(What this task involves):
From the entries below, gather each line containing the word "chart".

(Data entries):
'''

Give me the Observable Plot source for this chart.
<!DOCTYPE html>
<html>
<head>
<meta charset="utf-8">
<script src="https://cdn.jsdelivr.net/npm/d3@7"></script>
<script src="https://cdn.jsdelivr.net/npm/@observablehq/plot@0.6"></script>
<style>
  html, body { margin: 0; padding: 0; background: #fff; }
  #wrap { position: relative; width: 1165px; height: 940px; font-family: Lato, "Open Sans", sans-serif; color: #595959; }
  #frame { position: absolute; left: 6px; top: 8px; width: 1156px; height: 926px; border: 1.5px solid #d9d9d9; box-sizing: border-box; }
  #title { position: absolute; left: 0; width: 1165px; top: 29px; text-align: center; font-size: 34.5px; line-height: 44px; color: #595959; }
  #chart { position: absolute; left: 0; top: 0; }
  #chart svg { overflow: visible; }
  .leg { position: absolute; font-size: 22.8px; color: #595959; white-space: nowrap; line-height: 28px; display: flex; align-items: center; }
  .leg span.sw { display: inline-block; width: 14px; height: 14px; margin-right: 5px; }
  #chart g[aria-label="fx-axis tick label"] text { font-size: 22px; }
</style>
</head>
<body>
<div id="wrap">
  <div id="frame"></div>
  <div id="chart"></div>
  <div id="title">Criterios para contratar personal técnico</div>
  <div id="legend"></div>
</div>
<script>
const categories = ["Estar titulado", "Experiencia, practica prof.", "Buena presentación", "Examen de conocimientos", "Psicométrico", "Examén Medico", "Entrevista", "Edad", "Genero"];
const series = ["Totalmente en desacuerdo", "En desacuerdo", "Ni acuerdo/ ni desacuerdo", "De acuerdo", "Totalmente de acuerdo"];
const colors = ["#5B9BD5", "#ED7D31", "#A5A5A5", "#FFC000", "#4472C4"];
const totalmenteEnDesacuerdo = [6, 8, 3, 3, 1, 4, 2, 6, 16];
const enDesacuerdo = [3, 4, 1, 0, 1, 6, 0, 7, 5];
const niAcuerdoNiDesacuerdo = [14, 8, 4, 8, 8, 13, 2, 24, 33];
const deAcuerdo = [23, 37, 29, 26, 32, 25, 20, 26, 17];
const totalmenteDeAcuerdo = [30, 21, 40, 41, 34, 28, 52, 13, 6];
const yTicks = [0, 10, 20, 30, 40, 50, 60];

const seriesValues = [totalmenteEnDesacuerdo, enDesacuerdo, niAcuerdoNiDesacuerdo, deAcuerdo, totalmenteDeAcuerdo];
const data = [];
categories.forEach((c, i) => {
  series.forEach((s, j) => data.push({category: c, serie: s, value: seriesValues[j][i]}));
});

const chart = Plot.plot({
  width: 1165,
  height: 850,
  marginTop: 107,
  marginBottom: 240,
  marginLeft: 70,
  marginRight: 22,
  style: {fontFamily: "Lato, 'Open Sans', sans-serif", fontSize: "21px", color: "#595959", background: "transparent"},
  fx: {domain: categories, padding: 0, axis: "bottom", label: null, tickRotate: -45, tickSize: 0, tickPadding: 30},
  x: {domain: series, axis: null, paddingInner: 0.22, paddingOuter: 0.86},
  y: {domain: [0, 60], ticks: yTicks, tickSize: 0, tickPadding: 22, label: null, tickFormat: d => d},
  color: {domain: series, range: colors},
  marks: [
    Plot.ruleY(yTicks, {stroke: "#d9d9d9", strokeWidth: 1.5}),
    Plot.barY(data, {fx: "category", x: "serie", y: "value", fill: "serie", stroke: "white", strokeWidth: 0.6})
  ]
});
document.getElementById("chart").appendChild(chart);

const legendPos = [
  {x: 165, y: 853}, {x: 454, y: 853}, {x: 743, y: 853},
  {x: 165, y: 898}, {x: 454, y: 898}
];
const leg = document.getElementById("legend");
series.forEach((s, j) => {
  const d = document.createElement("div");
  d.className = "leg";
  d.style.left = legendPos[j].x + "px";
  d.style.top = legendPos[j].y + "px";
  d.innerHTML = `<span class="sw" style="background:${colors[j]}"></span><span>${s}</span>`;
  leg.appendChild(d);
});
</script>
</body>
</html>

'''
'''

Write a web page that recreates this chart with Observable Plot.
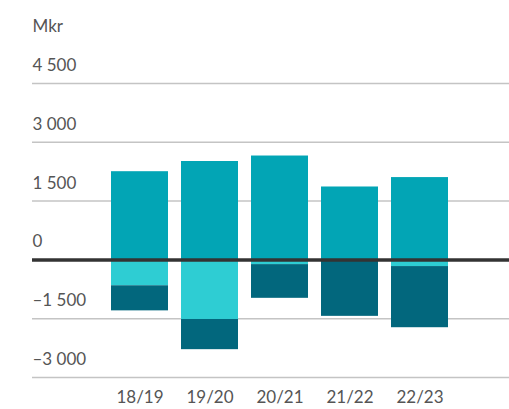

'''

(Written solution):
Give me the Observable Plot source for this chart.
  #chart { position: absolute; left: 0; top: 0; }
  #chart svg { overflow: visible; }
  #chart g[aria-label="fx-axis tick label"] text { font-size: 22px; }
  <div id="chart"></div>
const chart = Plot.plot({
document.getElementById("chart").appendChild(chart);
Write a web page that recreates this chart with Observable Plot.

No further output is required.